My Story
I’ve always been skinny. All my life I danced, ballet was my favorite. I loved the feeling of being lighter than air. Yet when my family moved the summer of my 8th grade year, I stopped. I never wanted to stop, but my hatred for my parents, disgust of not being where I wanted, and my depression halted all dreams I had of becoming a ballerina.
During that year I began to cut again. I first started to cut myself in what I remember to be the 2nd grade. I cut before I even knew what cutting was. I took safety pins and scratched my skin until it bled. I just remember the feeling of all my pain going away after I saw the blood pour out. So my 8th grade year with scars and cuts on my arms, I entered into a new school with no friends.
So I went into a abusive relationship, to please him I started taking drugs, smoking, drinking, becoming everything he wanted me to become. He thought it was cool that I cut, so I continued, I was cutting every chance I got.
Yet, as I ended that relationship, I fell for a guy who helped me stop cutting, but I ruined that one and went back into my abusive relationship. All throughout this time I was keeping my skinny with all the drugs. I was 108 and not happy.

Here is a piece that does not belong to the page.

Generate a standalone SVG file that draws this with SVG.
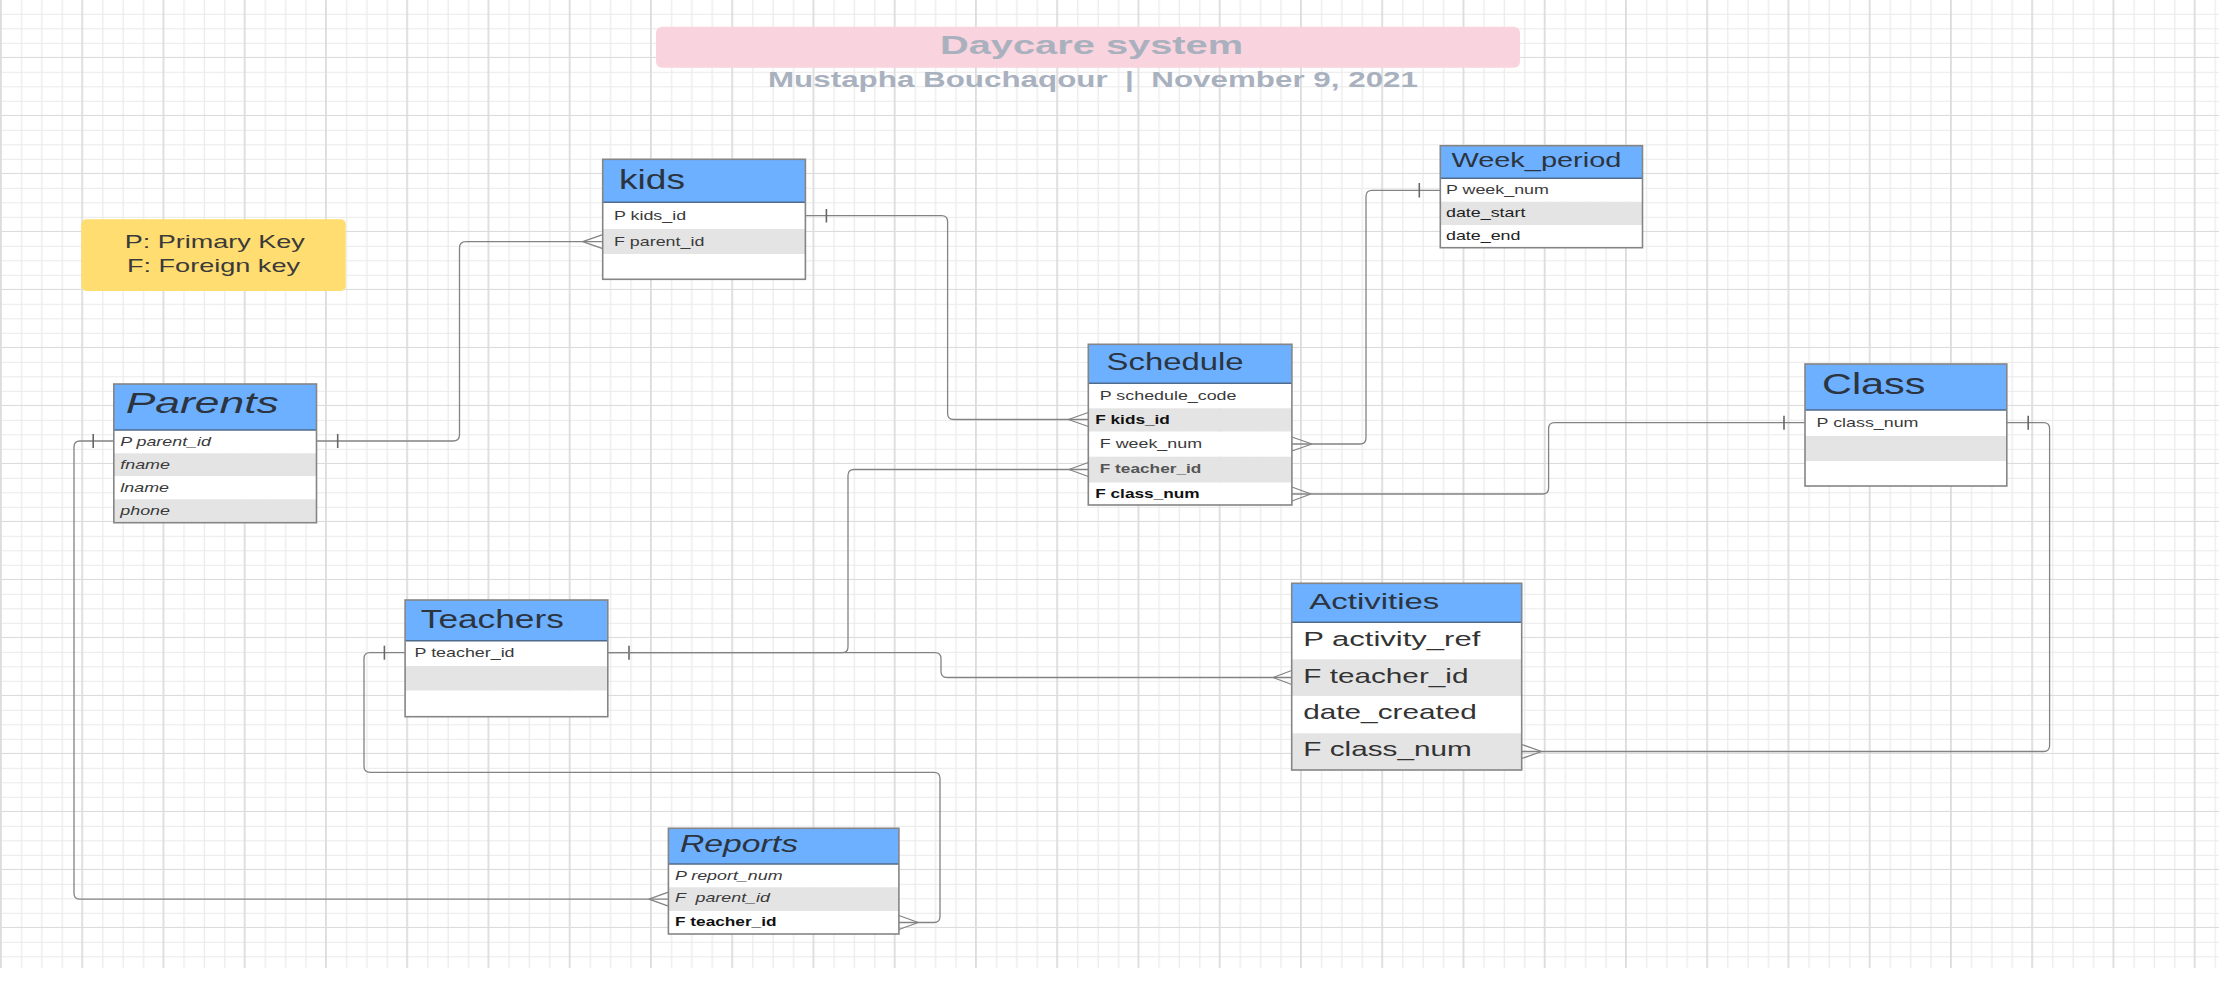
<svg xmlns="http://www.w3.org/2000/svg" width="2231" height="983" viewBox="0 0 2231 983">
<style>
text{font-family:"Liberation Sans",Arial,sans-serif;}
.ttl{font-weight:bold;fill:#A9B1BF;}
.leg{font-size:18.5px;fill:#3a3a3a;}
.hdr{fill:#6CB0FF;}
.hline{stroke:#4F6A8C;stroke-width:1.6;}
.alt{fill:#E4E4E4;}
.row{fill:#FFFFFF;}
.box{fill:none;stroke:#858585;stroke-width:1.6;}
.tname{fill:#2C3440;}
.r{font-size:12.5px;fill:#3a3a3a;}
.rb{font-size:12.5px;fill:#111;font-weight:bold;}
.ra{font-size:20.5px;fill:#333;}
.it{font-style:italic;}
.conn path{fill:none;stroke:#838383;stroke-width:1.3;}
.conn .tick{stroke:#666;stroke-width:1.6;}
</style>
<defs>
<pattern id="grid" x="0" y="0" width="81.25" height="58" patternUnits="userSpaceOnUse">
<rect x="21" y="0" width="1.2" height="58" fill="#EAEAEA"/>
<rect x="41.3" y="0" width="1.2" height="58" fill="#EAEAEA"/>
<rect x="61.7" y="0" width="1.2" height="58" fill="#EAEAEA"/>
<rect x="0" y="13.8" width="81.25" height="1" fill="#EAEAEA"/>
<rect x="0" y="28.3" width="81.25" height="1" fill="#EAEAEA"/>
<rect x="0" y="42.8" width="81.25" height="1" fill="#EAEAEA"/>
<rect x="0" y="56.9" width="81.25" height="1.2" fill="#DCDCDC"/>
<rect x="0" y="0" width="1.8" height="58" fill="#DCDCDC"/>
</pattern>
</defs>
<rect x="0" y="0" width="2231" height="983" fill="#FFFFFF"/>
<rect x="0" y="0" width="2219" height="968" fill="url(#grid)"/>

<g id="title">
<rect x="656" y="26.7" width="864" height="41" rx="6" fill="#F9D3DD"/>
<text class="ttl" x="940" y="53.5" font-size="26.5" textLength="303" lengthAdjust="spacingAndGlyphs">Daycare system</text>
<text class="ttl" x="768" y="87" font-size="22" textLength="650" lengthAdjust="spacingAndGlyphs">Mustapha Bouchaqour &#160;| &#160;November 9, 2021</text>
</g>

<g id="legend">
<rect x="81.3" y="219.3" width="264.5" height="71.7" rx="5" fill="#FFDD70"/>
<text class="leg" x="124.7" y="248.3" textLength="180" lengthAdjust="spacingAndGlyphs">P: Primary Key</text>
<text class="leg" x="127" y="271.7" textLength="173" lengthAdjust="spacingAndGlyphs">F: Foreign key</text>
</g>

<g id="connectors" class="conn">
<path d="M316.5 441 H453 Q459.5 441 459.5 434.5 V248 Q459.5 241.7 466 241.7 H602.7"/>
<path class="tick" d="M337.7 434 V448"/>
<path d="M582.7 241.7 L602.7 234.7 M582.7 241.7 L602.7 248.7"/>

<path d="M805.4 215.7 H941.5 Q947.6 215.7 947.6 221.7 V413.5 Q947.6 419.5 953.6 419.5 H1088.3"/>
<path class="tick" d="M826.4 209 V222.5"/>
<path d="M1068.4 419.5 L1088.3 412.5 M1068.4 419.5 L1088.3 426.5"/>

<path d="M1291.9 444 H1360 Q1366 444 1366 438 V196.3 Q1366 190.3 1372 190.3 H1440.3"/>
<path d="M1312 444 L1291.9 437 M1312 444 L1291.9 451"/>
<path class="tick" d="M1419.3 183 V197.5"/>

<path d="M1291.9 494 H1542.6 Q1548.6 494 1548.6 488 V428.7 Q1548.6 422.7 1554.6 422.7 H1805"/>
<path d="M1311 494 L1291.9 487 M1311 494 L1291.9 501"/>
<path class="tick" d="M1784 415.7 V429.7"/>

<path d="M2006.8 422.7 H2043.6 Q2049.6 422.7 2049.6 428.7 V745.5 Q2049.6 751.5 2043.6 751.5 H1521.7"/>
<path class="tick" d="M2028.2 415.7 V429.7"/>
<path d="M1541.7 751.5 L1521.7 744.5 M1541.7 751.5 L1521.7 758.5"/>

<path d="M607.8 652.7 H842 Q848 652.7 848 646.7 V475.5 Q848 469.5 854 469.5 H1088.3"/>
<path class="tick" d="M629 645.7 V659.7"/>
<path d="M1069 469.5 L1088.3 462.5 M1069 469.5 L1088.3 476.5"/>

<path d="M607.8 652.7 H935 Q941 652.7 941 658.7 V671.5 Q941 677.5 947 677.5 H1291.7"/>
<path d="M1273 677.5 L1291.7 670.5 M1273 677.5 L1291.7 684.5"/>

<path d="M405.1 652.7 H370 Q364 652.7 364 658.7 V766.3 Q364 772.3 370 772.3 H934 Q940 772.3 940 778.3 V916.5 Q940 922.5 934 922.5 H898.9"/>
<path class="tick" d="M384.4 645.7 V659.7"/>
<path d="M918.3 922.5 L898.9 915.5 M918.3 922.5 L898.9 929.5"/>

<path d="M113.8 441 H80 Q74 441 74 447 V893.2 Q74 899.2 80 899.2 H668.4"/>
<path class="tick" d="M93.2 434 V448"/>
<path d="M648.9 899.2 L668.4 892.2 M648.9 899.2 L668.4 906.2"/>
</g>

<g id="parents">
<rect class="hdr" x="113.8" y="384" width="202.7" height="46"/>
<rect class="row" x="113.8" y="430" width="202.7" height="23.3"/>
<rect class="alt" x="113.8" y="453.3" width="202.7" height="22.7"/>
<rect class="row" x="113.8" y="476" width="202.7" height="23.3"/>
<rect class="alt" x="113.8" y="499.3" width="202.7" height="23.4"/>
<line class="hline" x1="113.8" y1="430" x2="316.5" y2="430"/>
<rect class="box" x="113.8" y="384" width="202.7" height="138.7"/>
<text class="tname it" x="125.7" y="412.7" font-size="29.3" textLength="153" lengthAdjust="spacingAndGlyphs">Parents</text>
<text class="r it" transform="translate(120.3 445.5) scale(1.43 1)">P parent_id</text>
<text class="r it" transform="translate(120.3 468.5) scale(1.43 1)">fname</text>
<text class="r it" transform="translate(120.3 491.5) scale(1.43 1)">lname</text>
<text class="r it" transform="translate(120.3 514.5) scale(1.43 1)">phone</text>
</g>

<g id="kids">
<rect class="hdr" x="602.7" y="159.3" width="202.7" height="43"/>
<rect class="row" x="602.7" y="202.3" width="202.7" height="26.7"/>
<rect class="alt" x="602.7" y="229" width="202.7" height="25"/>
<rect class="row" x="602.7" y="254" width="202.7" height="25.3"/>
<line class="hline" x1="602.7" y1="202.3" x2="805.4" y2="202.3"/>
<rect class="box" x="602.7" y="159.3" width="202.7" height="120"/>
<text class="tname" x="619" y="189" font-size="28.5" textLength="66" lengthAdjust="spacingAndGlyphs">kids</text>
<text class="r" transform="translate(614 219.5) scale(1.43 1)">P kids_id</text>
<text class="r" transform="translate(614 245.5) scale(1.43 1)">F parent_id</text>
</g>

<g id="week_period">
<rect class="hdr" x="1440.3" y="145.7" width="202.2" height="32.6"/>
<rect class="row" x="1440.3" y="178.3" width="202.2" height="23.4"/>
<rect class="alt" x="1440.3" y="201.7" width="202.2" height="23.3"/>
<rect class="row" x="1440.3" y="225" width="202.2" height="22.7"/>
<line class="hline" x1="1440.3" y1="178.3" x2="1642.5" y2="178.3"/>
<rect class="box" x="1440.3" y="145.7" width="202.2" height="102"/>
<text class="tname" x="1451.4" y="167.3" font-size="20.5" textLength="170" lengthAdjust="spacingAndGlyphs">Week_period</text>
<text class="r" transform="translate(1446 194) scale(1.43 1)">P week_num</text>
<text class="r" style="fill:#222" transform="translate(1446 217) scale(1.43 1)">date_start</text>
<text class="r" style="fill:#222" transform="translate(1446 240.3) scale(1.43 1)">date_end</text>
</g>

<g id="schedule">
<rect class="hdr" x="1088.3" y="344.3" width="203.6" height="39"/>
<rect class="row" x="1088.3" y="383.3" width="203.6" height="25"/>
<rect class="alt" x="1088.3" y="408.3" width="203.6" height="23.4"/>
<rect class="row" x="1088.3" y="431.7" width="203.6" height="25"/>
<rect class="alt" x="1088.3" y="456.7" width="203.6" height="26"/>
<rect class="row" x="1088.3" y="482.7" width="203.6" height="22.3"/>
<line class="hline" x1="1088.3" y1="383.3" x2="1291.9" y2="383.3"/>
<rect class="box" x="1088.3" y="344.3" width="203.6" height="160.7"/>
<text class="tname" x="1106.6" y="370" font-size="23.3" textLength="137" lengthAdjust="spacingAndGlyphs">Schedule</text>
<text class="r" transform="translate(1099.8 399.5) scale(1.43 1)">P schedule_code</text>
<text class="rb" transform="translate(1095.2 423.5) scale(1.38 1)">F kids_id</text>
<text class="r" transform="translate(1099.8 447.5) scale(1.43 1)">F week_num</text>
<text class="r" style="font-weight:bold;fill:#555" transform="translate(1099.8 472.5) scale(1.38 1)">F teacher_id</text>
<text class="rb" transform="translate(1095.2 497.7) scale(1.38 1)">F class_num</text>
</g>

<g id="class">
<rect class="hdr" x="1805" y="364" width="201.8" height="46"/>
<rect class="row" x="1805" y="410" width="201.8" height="26"/>
<rect class="alt" x="1805" y="436" width="201.8" height="25"/>
<rect class="row" x="1805" y="461" width="201.8" height="25"/>
<line class="hline" x1="1805" y1="410" x2="2006.8" y2="410"/>
<rect class="box" x="1805" y="364" width="201.8" height="122"/>
<text class="tname" x="1822" y="394" font-size="29" textLength="103.5" lengthAdjust="spacingAndGlyphs">Class</text>
<text class="r" transform="translate(1816.6 426.5) scale(1.43 1)">P class_num</text>
</g>

<g id="teachers">
<rect class="hdr" x="405.1" y="600" width="202.7" height="40.7"/>
<rect class="row" x="405.1" y="640.7" width="202.7" height="25.3"/>
<rect class="alt" x="405.1" y="666" width="202.7" height="24.7"/>
<rect class="row" x="405.1" y="690.7" width="202.7" height="26"/>
<line class="hline" x1="405.1" y1="640.7" x2="607.8" y2="640.7"/>
<rect class="box" x="405.1" y="600" width="202.7" height="116.7"/>
<text class="tname" x="420.8" y="627.7" font-size="25.6" textLength="143" lengthAdjust="spacingAndGlyphs">Teachers</text>
<text class="r" transform="translate(414.6 656.5) scale(1.43 1)">P teacher_id</text>
</g>

<g id="activities">
<rect class="hdr" x="1291.7" y="583.3" width="230" height="39"/>
<rect class="row" x="1291.7" y="622.3" width="230" height="37"/>
<rect class="alt" x="1291.7" y="659.3" width="230" height="36.7"/>
<rect class="row" x="1291.7" y="696" width="230" height="37.3"/>
<rect class="alt" x="1291.7" y="733.3" width="230" height="36.7"/>
<line class="hline" x1="1291.7" y1="622.3" x2="1521.7" y2="622.3"/>
<rect class="box" x="1291.7" y="583.3" width="230" height="186.7"/>
<text class="tname" x="1309.3" y="609" font-size="22" textLength="130" lengthAdjust="spacingAndGlyphs">Activities</text>
<text class="ra" x="1303.3" y="646" textLength="177" lengthAdjust="spacingAndGlyphs">P activity_ref</text>
<text class="ra" transform="translate(1303.3 682.7) scale(1.45 1)">F teacher_id</text>
<text class="ra" transform="translate(1303.3 719.3) scale(1.45 1)">date_created</text>
<text class="ra" transform="translate(1303.3 756) scale(1.45 1)">F class_num</text>
</g>

<g id="reports">
<rect class="hdr" x="668.4" y="828.3" width="230.5" height="35.7"/>
<rect class="row" x="668.4" y="864" width="230.5" height="23.3"/>
<rect class="alt" x="668.4" y="887.3" width="230.5" height="23.7"/>
<rect class="row" x="668.4" y="911" width="230.5" height="23"/>
<line class="hline" x1="668.4" y1="864" x2="898.9" y2="864"/>
<rect class="box" x="668.4" y="828.3" width="230.5" height="105.7"/>
<text class="tname it" x="680" y="851.7" font-size="23.3" textLength="118" lengthAdjust="spacingAndGlyphs">Reports</text>
<text class="r it" transform="translate(675 879.5) scale(1.43 1)">P report_num</text>
<text class="r it" transform="translate(675 902) scale(1.43 1)">F &#160;parent_id</text>
<text class="rb" transform="translate(675 926) scale(1.38 1)">F teacher_id</text>
</g>
</svg>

So, I ended the abusive relationship, and ended up dating my long time best friend. He was the best thing that has ever happened to me. He helped me become the person I wanted to be, and I became happy. Yet of course, with my happiness I began to eat. So, here I am at my heaviest weight. I’m still happy, I’m just now fat.
Everyday I look at myself in the mirror and want to go back to that girl who was always commented on being too skinny. I felt good back then, all of the boys looked at me, all of them wanted me, but now…. I’m not as happy as I could be.
So no now, I’m going to lose weight, become skinny, so skinny, and I will become the person I want to be.